Japan to take in more foreign labor for elderly care, retail
TOKYO -- The Japanese government will seek to bring in more foreigners able to work in elderly care and retail store management, in addition to attracting workers with highly specialized skills.
The Industrial Competitiveness Council, chaired by Prime Minister Shinzo Abe, on Tuesday recommended overhauling the training program for foreigners and improving Japan's ability to take in individuals with highly specialized knowledge. These provisions will go into the growth strategy to be compiled this month.
A private advisory panel to Justice Minister Sadakazu Tanigaki suggested two changes: increasing the maximum period of the existing training program from three years to five or so, and expanding the scope to include such sectors as nursing care for the elderly; forestry; auto repair; inventory and personnel management in retail; and cooked-meal production. Currently, the program covers manufacturing, construction and agriculture, among other fields.
To ensure that trainees are not forced to work under unsuitable conditions, penalties for violators will be strengthened.
The targeted sectors tend to lack labor. For example, Tokyo home nursing care provider JICC struggles to secure enough part-timers for weekend and holiday night visits even though it pays as much as 2,800 yen ($27.06) an hour.
Currently, based on economic partnership agreements, qualified Indonesian and Filipino citizens are allowed to work in Japan as nursing care providers. But over the past three years, only 242 individuals have passed the national exam for obtaining the qualification.
The government will now consider opening up the program to those from countries that do not have EPAs with Japan. Individuals from such countries would be able to work by obtaining the necessary qualifications in Japan.
Under a separate program, a new visa category will be created for employees of Japanese companies' overseas operations.
And for individuals with highly specialized skills, such as corporate managers, engineers and researchers, the government will likely make it easier for them to bring along someone to help with household chores.
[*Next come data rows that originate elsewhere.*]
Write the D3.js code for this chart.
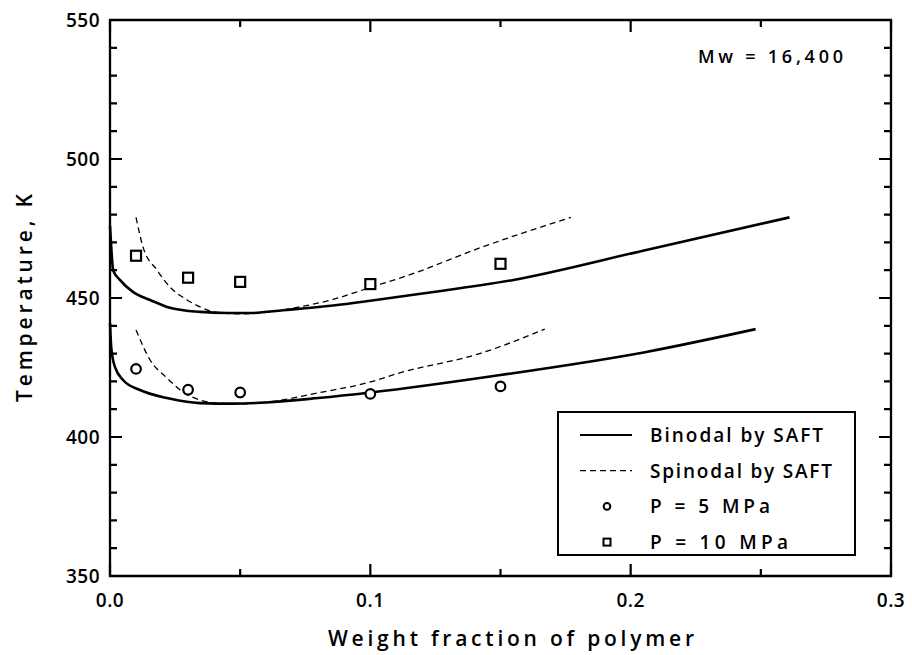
<!DOCTYPE html>
<html>
<head>
<meta charset="utf-8">
<script src="https://cdn.jsdelivr.net/npm/d3@7"></script>
<style>
  html, body { margin: 0; padding: 0; background: #fff; }
  svg { display: block; }
  text { font-family: "Open Sans", "DejaVu Sans", sans-serif; font-weight: 600; fill: #000; }
</style>
</head>
<body>
<svg id="chart" width="912" height="655"></svg>
<script>
// Cloud-point data, Mw = 16,400
const fractions = [0.01, 0.03, 0.05, 0.10, 0.15];
const temps5MPa = [424.5, 417.0, 416.0, 415.5, 418.2];
const temps10MPa = [465.2, 457.3, 455.8, 455.0, 462.3];

// SAFT binodal curves [weight fraction, T]
const binodal10MPa = [[0, 476], [0.0005, 468], [0.0012, 460], [0.0038, 456.5], [0.0088, 452.2],
  [0.0154, 449.3], [0.0219, 446.8], [0.0346, 445.0], [0.045, 444.6], [0.054, 444.6],
  [0.0665, 445.6], [0.0857, 447.3], [0.1, 449.0], [0.12, 451.6], [0.155, 456.5],
  [0.206, 467.3], [0.261, 479]];
const binodal5MPa = [[0, 441], [0.0005, 432], [0.0019, 425.2], [0.005, 420.5], [0.0115, 416.9],
  [0.0219, 414.0], [0.0346, 412.2], [0.047, 412.0], [0.06, 412.4], [0.08, 414.0],
  [0.1, 416.0], [0.15, 422.3], [0.206, 430.6], [0.248, 438.8]];

// SAFT spinodal curves [weight fraction, T]
const spinodal10MPa = [[0.01, 479], [0.0127, 468.3], [0.018, 460.1], [0.023, 454.0], [0.0296, 449.3],
  [0.0346, 446.8], [0.041, 444.8], [0.05, 444.3], [0.06, 444.8], [0.07, 446.3],
  [0.0857, 449.5], [0.1, 453.8], [0.115, 458.3], [0.142, 468.0], [0.177, 479]];
const spinodal5MPa = [[0.01, 438.5], [0.0154, 427.7], [0.0219, 421.2], [0.028, 416.2], [0.0346, 413.3],
  [0.041, 412.2], [0.05, 411.9], [0.06, 412.5], [0.0795, 415.8], [0.1, 419.8],
  [0.111, 423.0], [0.142, 430.0], [0.167, 438.8]];

const xMajor = [0, 0.1, 0.2, 0.3];
const xMinor = [0.05, 0.15, 0.25];
const yMajor = [350, 400, 450, 500, 550];
const yMinor = d3.range(360, 550, 10).filter(v => v % 50 !== 0);

const legendItems = ["Binodal by SAFT", "Spinodal by SAFT", "P = 5 MPa", "P = 10 MPa"];
const annotation = "Mw = 16,400";

const svg = d3.select("#chart");
const plotLeft = 110, plotRight = 891, plotTop = 20, plotBottom = 576;

const x = d3.scaleLinear().domain([0, 0.3]).range([plotLeft, plotRight]);
const y = d3.scaleLinear().domain([350, 550]).range([plotBottom, plotTop]);

// frame
svg.append("path")
  .attr("d", `M${plotLeft},${plotTop}H${plotRight}V${plotBottom}H${plotLeft}Z`)
  .attr("fill", "none").attr("stroke", "#000").attr("stroke-width", 2.3);

// inward ticks on all four sides
const tickPath = d3.path();
function xTicks(vals, len) {
  vals.forEach(v => {
    tickPath.moveTo(x(v), plotBottom); tickPath.lineTo(x(v), plotBottom - len);
    tickPath.moveTo(x(v), plotTop); tickPath.lineTo(x(v), plotTop + len);
  });
}
function yTicks(vals, len) {
  vals.forEach(v => {
    tickPath.moveTo(plotLeft, y(v)); tickPath.lineTo(plotLeft + len, y(v));
    tickPath.moveTo(plotRight, y(v)); tickPath.lineTo(plotRight - len, y(v));
  });
}
xTicks(xMajor, 12); xTicks(xMinor, 7);
yTicks(yMajor, 12); yTicks(yMinor, 7);
svg.append("path").attr("d", tickPath.toString())
  .attr("fill", "none").attr("stroke", "#000").attr("stroke-width", 2.2);

// tick labels
svg.append("g").selectAll("text").data(xMajor).join("text")
  .attr("x", d => x(d)).attr("y", 607).attr("text-anchor", "middle")
  .style("font-size", "19px").style("letter-spacing", "0.5px")
  .text(d3.format(".1f"));
svg.append("g").selectAll("text").data(yMajor).join("text")
  .attr("x", 100).attr("y", d => y(d)).attr("dy", "0.36em").attr("text-anchor", "end")
  .style("font-size", "19px").style("letter-spacing", "0.5px")
  .text(d3.format("d"));

// axis titles
svg.append("text").attr("x", 511).attr("y", 646)
  .attr("text-anchor", "middle").style("font-size", "21px")
  .attr("textLength", 366).attr("lengthAdjust", "spacing")
  .text("Weight fraction of polymer");
svg.append("text").attr("transform", "translate(32,298) rotate(-90)")
  .attr("text-anchor", "middle").style("font-size", "21px")
  .attr("textLength", 208).attr("lengthAdjust", "spacing")
  .text("Temperature, K");

// curves
const line = d3.line().x(d => x(d[0])).y(d => y(d[1])).curve(d3.curveMonotoneX);
const plot = svg.append("g");
[binodal10MPa, binodal5MPa].forEach(c => plot.append("path").attr("d", line(c))
  .attr("fill", "none").attr("stroke", "#000").attr("stroke-width", 2.6));
[spinodal10MPa, spinodal5MPa].forEach(c => plot.append("path").attr("d", line(c))
  .attr("fill", "none").attr("stroke", "#000").attr("stroke-width", 1.3)
  .attr("stroke-dasharray", "6,4"));

// experimental points
plot.selectAll("circle.p5").data(fractions).join("circle").attr("class", "p5")
  .attr("cx", d => x(d)).attr("cy", (d, i) => y(temps5MPa[i])).attr("r", 4.8)
  .attr("fill", "#fff").attr("stroke", "#000").attr("stroke-width", 2.2);
const sq = 10;
plot.selectAll("rect.p10").data(fractions).join("rect").attr("class", "p10")
  .attr("x", d => x(d) - sq / 2).attr("y", (d, i) => y(temps10MPa[i]) - sq / 2)
  .attr("width", sq).attr("height", sq)
  .attr("fill", "#fff").attr("stroke", "#000").attr("stroke-width", 2.2);

// annotation
svg.append("text").attr("x", 698).attr("y", 63).style("font-size", "18px")
  .attr("textLength", 145).attr("lengthAdjust", "spacing").text(annotation);

// legend
const lg = svg.append("g");
lg.append("rect").attr("x", 558).attr("y", 412).attr("width", 297).attr("height", 143)
  .attr("fill", "#fff").attr("stroke", "#000").attr("stroke-width", 2);
const rowY = i => 435 + i * 35.7;
lg.append("line").attr("x1", 580).attr("x2", 632).attr("y1", rowY(0)).attr("y2", rowY(0))
  .attr("stroke", "#000").attr("stroke-width", 2);
lg.append("line").attr("x1", 580).attr("x2", 632).attr("y1", rowY(1)).attr("y2", rowY(1))
  .attr("stroke", "#000").attr("stroke-width", 1.2).attr("stroke-dasharray", "6,4");
lg.append("circle").attr("cx", 607).attr("cy", rowY(2)).attr("r", 3.3)
  .attr("fill", "#fff").attr("stroke", "#000").attr("stroke-width", 2);
lg.append("rect").attr("x", 603.5).attr("y", rowY(3) - 3.5).attr("width", 7).attr("height", 7)
  .attr("fill", "#fff").attr("stroke", "#000").attr("stroke-width", 2);
const legendWidths = [173, 182, 120, 138];
lg.selectAll("text.lt").data(legendItems).join("text").attr("class", "lt")
  .attr("x", 650).attr("y", (d, i) => rowY(i)).attr("dy", "0.36em")
  .style("font-size", "19px")
  .attr("textLength", (d, i) => legendWidths[i]).attr("lengthAdjust", "spacing")
  .text(d => d);
</script>
</body>
</html>
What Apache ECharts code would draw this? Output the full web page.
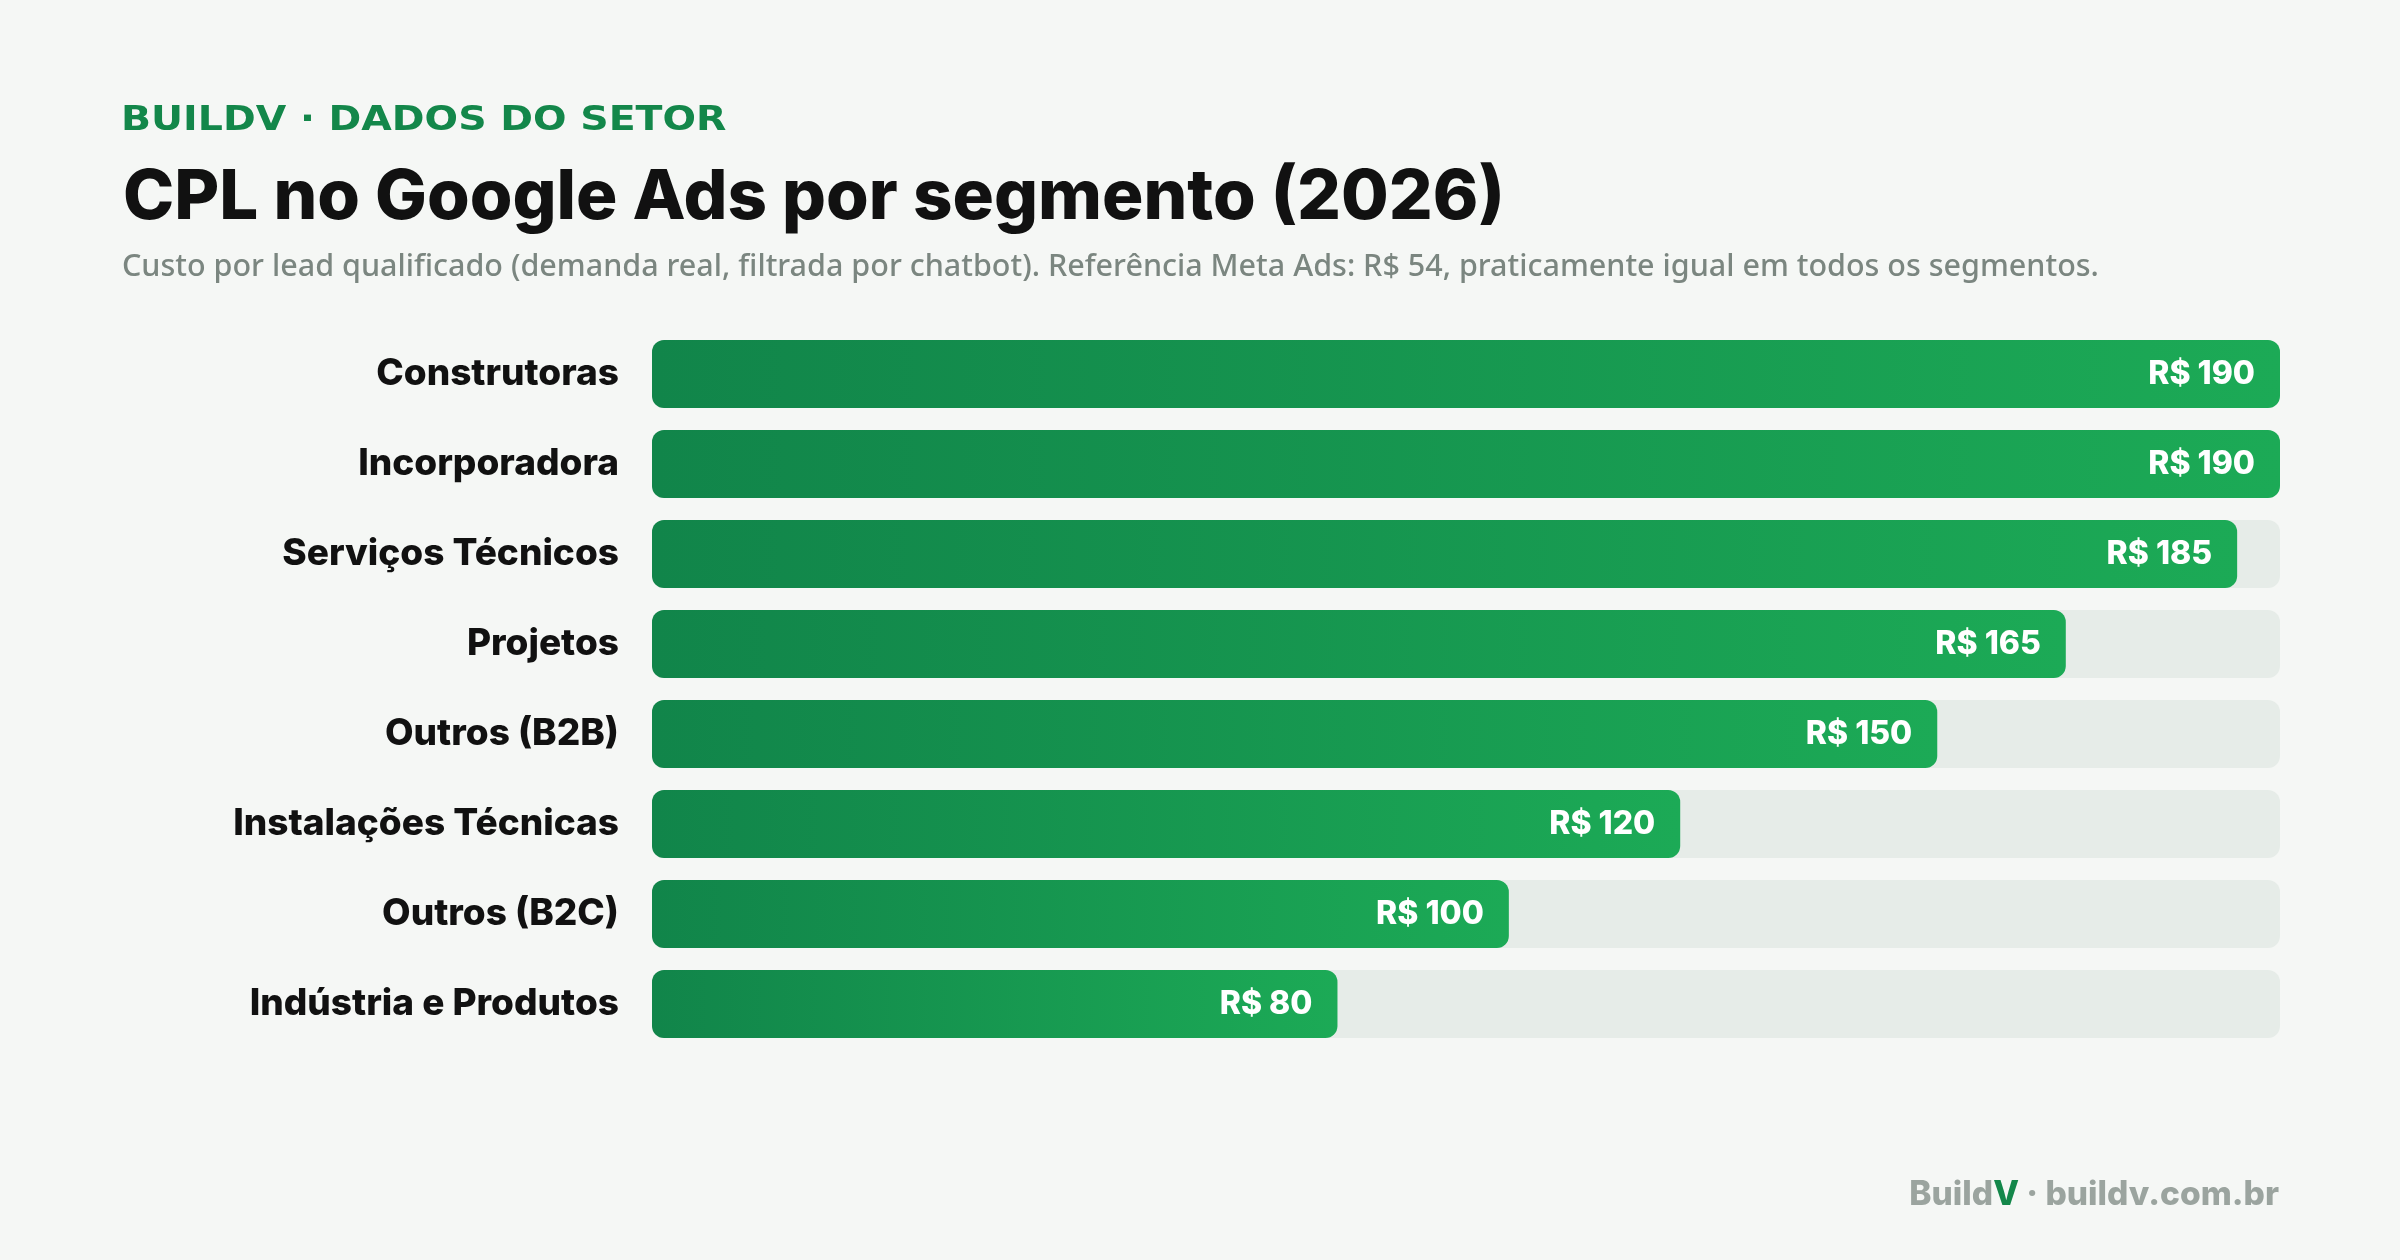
<!DOCTYPE html>
<html>
<head>
<meta charset="utf-8">
<script src="https://cdn.jsdelivr.net/npm/echarts@6/dist/echarts.min.js"></script>
<style>
  html, body { margin: 0; padding: 0; background: #f5f7f5; }
  #chart { width: 2400px; height: 1260px; }
</style>
</head>
<body>
<div id="chart"></div>
<script>
// segmentos e CPL (R$)
const categories = [
  'Construtoras',
  'Incorporadora',
  'Serviços Técnicos',
  'Projetos',
  'Outros (B2B)',
  'Instalações Técnicas',
  'Outros (B2C)',
  'Indústria e Produtos'
];
const cpl = [190, 190, 185, 165, 150, 120, 100, 80];
const axisMax = 190;

const kicker = 'BUILDV · DADOS DO SETOR';
const heading = 'CPL no Google Ads por segmento (2026)';
const subheading = 'Custo por lead qualificado (demanda real, filtrada por chatbot). Referência Meta Ads: R$ 54, praticamente igual em todos os segmentos.';

const FONT = 'Inter, "DejaVu Sans", sans-serif';

const chart = echarts.init(document.getElementById('chart'));

const option = {
  backgroundColor: '#f5f7f5',
  // kicker esticado na horizontal pra imitar o espaçamento entre letras
  graphic: [
    {
      type: 'text',
      x: 121,
      y: 104,
      scaleX: 1.16,
      style: {
        text: kicker,
        font: 'bold 34px "DejaVu Sans", sans-serif',
        fill: '#13874a',
        verticalAlign: 'top'
      }
    }
  ],
  title: [
    {
      text: heading,
      left: 118,
      top: 159,
      textStyle: { fontFamily: FONT, fontSize: 69, fontWeight: 800, color: '#111111' }
    },
    {
      text: subheading,
      left: 117,
      top: 247,
      textStyle: { fontFamily: '"Noto Sans", sans-serif', fontSize: 30.5, fontWeight: 500, color: '#7b8680' }
    },
    {
      text: '{g|Build}{v|V}{g| · buildv.com.br}',
      right: 116,
      top: 1173,
      textStyle: {
        rich: {
          g: { fontFamily: FONT, fontSize: 33.5, fontWeight: 800, color: '#9ba49f' },
          v: { fontFamily: FONT, fontSize: 33.5, fontWeight: 800, color: '#13874a' }
        }
      }
    }
  ],
  grid: {
    left: 652,
    right: 120,
    top: 329,
    bottom: 211,
    containLabel: false
  },
  xAxis: {
    type: 'value',
    min: 0,
    max: axisMax,
    show: false
  },
  yAxis: {
    type: 'category',
    data: categories,
    inverse: true,
    axisLine: { show: false },
    axisTick: { show: false },
    splitLine: { show: false },
    axisLabel: {
      margin: 33,
      fontFamily: FONT,
      fontSize: 37,
      fontWeight: 800,
      color: '#111111'
    }
  },
  series: [
    {
      // trilho de fundo
      type: 'bar',
      data: categories.map(() => axisMax),
      barWidth: 68,
      barGap: '-100%',
      silent: true,
      itemStyle: { color: '#e6ece8', borderRadius: 12 },
      z: 1
    },
    {
      type: 'bar',
      data: cpl,
      barWidth: 68,
      z: 2,
      itemStyle: {
        borderRadius: 12,
        color: new echarts.graphic.LinearGradient(0, 0, 1, 0, [
          { offset: 0, color: '#11854a' },
          { offset: 1, color: '#1caa56' }
        ])
      },
      label: {
        show: true,
        position: 'insideRight',
        distance: 25,
        formatter: 'R$ {c}',
        fontFamily: FONT,
        fontSize: 32,
        fontWeight: 800,
        color: '#ffffff'
      }
    }
  ]
};

chart.setOption(option);

window.addEventListener('resize', () => chart.resize());
</script>
</body>
</html>
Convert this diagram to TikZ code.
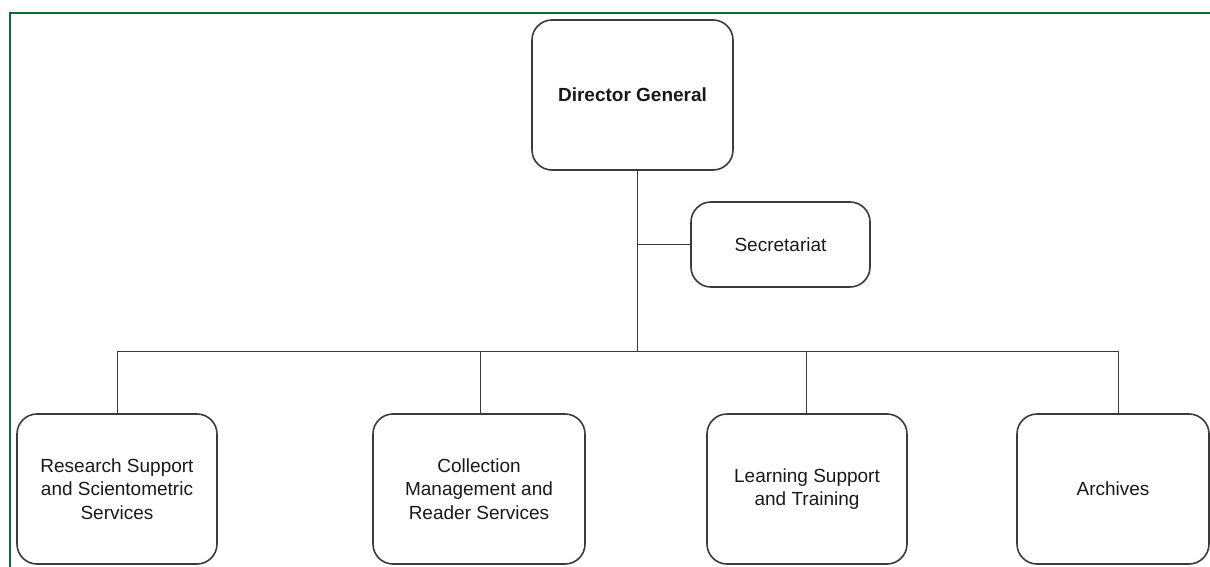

The change will apply in the six national strategic special zones in Tokyo, Osaka and elsewhere. Limiting the initiative will enable the government to alleviate the social impact while working to smooth out the challenges that come with increasing foreign labor.
The Japanese government targets a population of 100 million in five decades. Amid the prospect of the country's population shrinking by 20 million, attracting more foreign labor is seen playing an important role in meeting the needs of the country.